INTANTO PER “ROAD TO NOWHERE” AVETE PIANIFICATO UN TOUR O QUALCHE DATA SPECIALE?
– Il tour è iniziato il 16 febbraio da Viareggio. Una volta che ho avuto garanzie da parte di Nadir Music e Audioglobe sulla data d’uscita ho iniziato a pensare ai live. A oggi sono stati confermati i primi dieci concerti e altri sono in fase di definizione. Faremo un bel giro: Viareggio, Milano, Firenze, Padova, Genova, Savona, Alessandria, Mantova, Pisa, Torino. Anche se per ovvi motivi la data che attendo con più emozione e trasporto è la presentazione dell’album al “Cinema Comunale” nella mia Rossiglione. Inutile dire che per il sottoscritto rappresenta portare a casa la tua musica. Sono molto legato al mio paese, suonare davanti agli amici, conterranei è bellissimo. Il proverbio dice “mai profeti in patria”: io mi sento coccolato e amato da tutti gli abitanti della mia valle e questo mi fa sentire molto bene.

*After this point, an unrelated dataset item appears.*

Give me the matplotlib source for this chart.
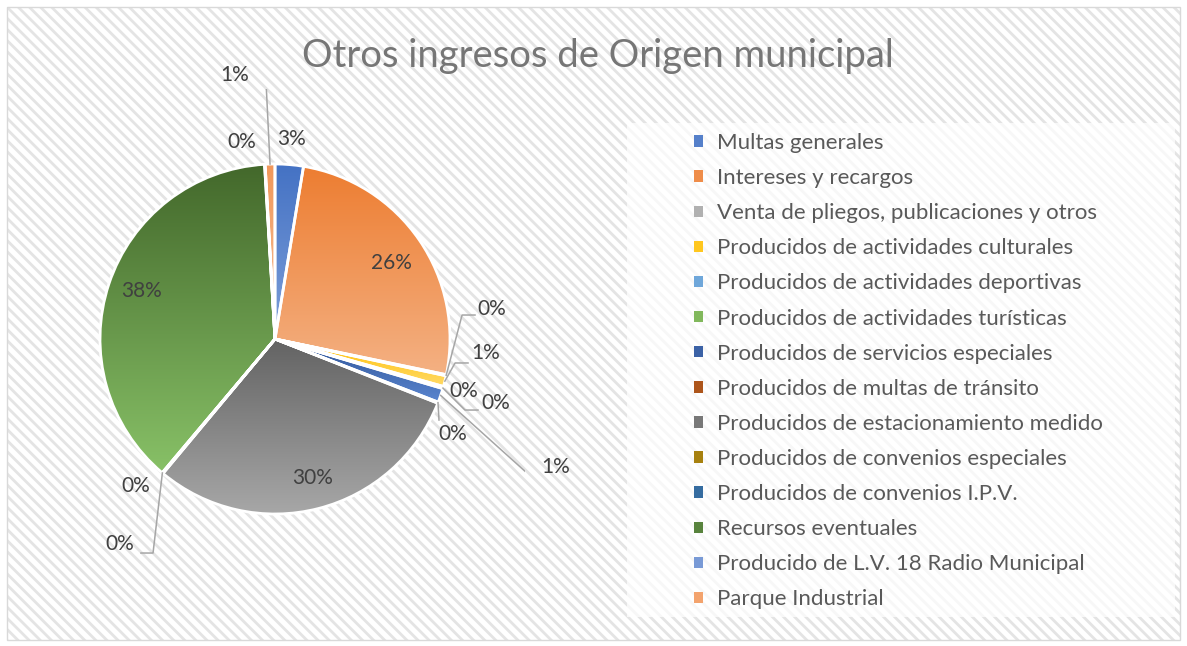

NEL VIDEO DI “BURN AT SUNRISE” SEI COSTANTEMENTE IMMERSO NELLA NATURA. QUANTO CONTA PER TE IL CONTATTO CON ESSA?
– Credimi, non potrei mai pensare di abitare lontano dalla natura e dai miei boschi. Vivere a stretto contatto con questi posti significa tanto. Nei momenti più brutti della mia vita ho trovato l’ancora di salvezza nella natura, nella maestosità della montagna, nel silenzio. Per ovvi motivi di lavoro mi muovo spesso, a volte mi trovo a condividere le mie giornate in grandi città, ma una cosa è certa: non potrei mai pensare di viverci. Questo non vuole essere una sfida verso niente e nessuno, è solo il mio punto di vista. Come dico sempre: il mondo è bello perché vario. Fortunatamente ognuno di noi può decidere su come impostare la propria giornata a suo piacimento. Come detto pocanzi, “Burn at Sunrise” ha ripreso una delle mie giornate nel bosco: mi piace prendermi cura del verde che circonda la mia casa. Poi, se proprio si vuole, la motosega è una macchina che si accosta perfettamente al cinema horror di cui sono un grande appassionato.
DOPO UN ALBUM STILISTICAMENTE RIVOLTO AL PASSATO E DA FRUITORE DEL BOOM DELLA MUSICA HEAVY NEGLI ANNI OTTANTA, COME VEDI IL FUTURO DEL NOSTRO GENERE, INTESO DAL ROCK AL METAL, E DELLA MUSICA IN GENERALE? CI SARÀ QUALCHE ALTRA SCOSSA COME IL ROCK SEPPE FARE?
– Domanda cui è difficile trovare risposta. Sono in difficoltà, ci provo da buon amante delle sfide. Credo che il rock sia da sempre sinonimo di ribellione: oggi non siamo così arrabbiati per vivere questa musica appieno. La globalizzazione miete vittime e anche la nostra musica è rimasta agganciata a questo fenomeno storico; fare dietrologia porta poco lontano, ma è pur vero che gli anni migliori del rock e metal sono stati quelli dove si credeva fortemente in qualcosa, che poteva essere politica o diritti sociali. Oggi siamo disinteressati a tutto. Per tornare agli anni Settanta/Ottanta dovremmo scrollarci di dosso questa stucchevole omogeneità, cercando di mettere fuori il naso di casa e pensare di essere meno buonisti.